Fired Fort Worth police officers sue city for discrimination
Two former police officers who were fired because they were implicated in a scheme to illegally collect overtime pay while writing tickets in a federally funded grant program have filed a lawsuit claiming they were retaliated against.
The retaliation came because they complained about discrimination in the Fort Worth Police Department, according to a lawsuit filed Friday in federal court.
James Dunn and Maurice Middleton were two of 10 officers implicated in the overtime scandal. Investigators alleged that officers were writing tickets in the program during times they did not work. Most of those officers were then indicted on state charges of tampering with a governmental record and theft by a public servant.
Dunn and Middleton, who are African-American, claim in their lawsuit that officers of different races charged with similar offenses were treated differently.
Dunn and Middleton said they were targeted for investigation only after they said they were offended by a picture of a police sergeant holding a noose around a snowman’s neck that was wearing a police cap on its head and holding a banana in its hand that they saw in July 2010.
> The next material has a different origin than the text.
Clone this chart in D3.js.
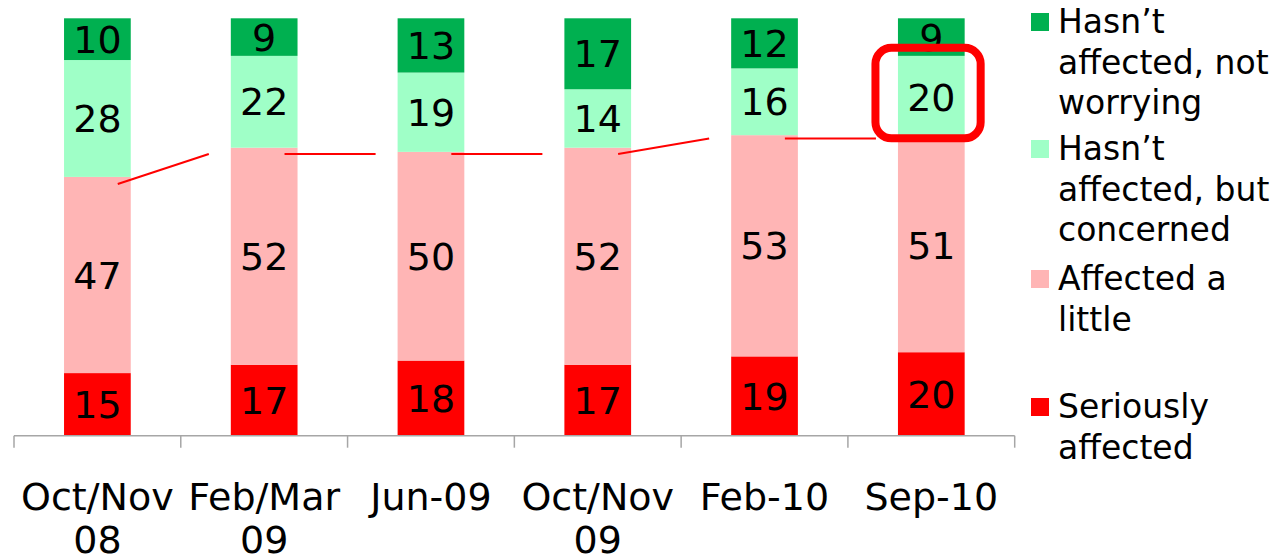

The officers named the city and retired Police Chief Jeff Halstead as plaintiffs in the lawsuit. According to the lawsuit, Dunn and Middleton complained to their supervisors about the snowman picture but the supervisors did little or nothing about it.
Sometime after that, the investigation into the illegal overtime ticket writing scandal began, the lawsuit states.
One officer who was implicated in the scandal, Patrick Aguilar, was never charged after agreeing to relinquish his peace officers license. Charges against eight of the officers were dismissed in January 2014, when prosecutors said new information had “been revealed that affected the viability of the prosecution.”
A month later, the Police Department fired Tahwana Zavala, who some attorneys have alleged was protected by a supervisor during the initial investigation. The Tarrant County district attorney’s office said Zavala would not face state charges because the statute of limitations had run out.
In December, the outgoing Halstead, in an interview with the Star-Telegram, blamed the charges’ dismissal on the “significant delay” in the prosecution’s movement of the cases.
Prosecutor Dave Lobingier, who has since retired from the district attorney’s office, disputed the chief’s claim and revealed that the charges had been dismissed because evidence showed that the city was using an illegal quota system, which is also mentioned in the lawsuit.
After state charges were dropped, federal investigators, who had also been asked to look into the ticket writing scandal, threatened to bring charges against the some of the officers named in the investigation.
Most of those officers agreed to relinquish their peace officers licenses and end the threat of federal charges. Dunn and Middleton were the only two who refused to surrender their licenses.
This report includes material from the Star-Telegram archives.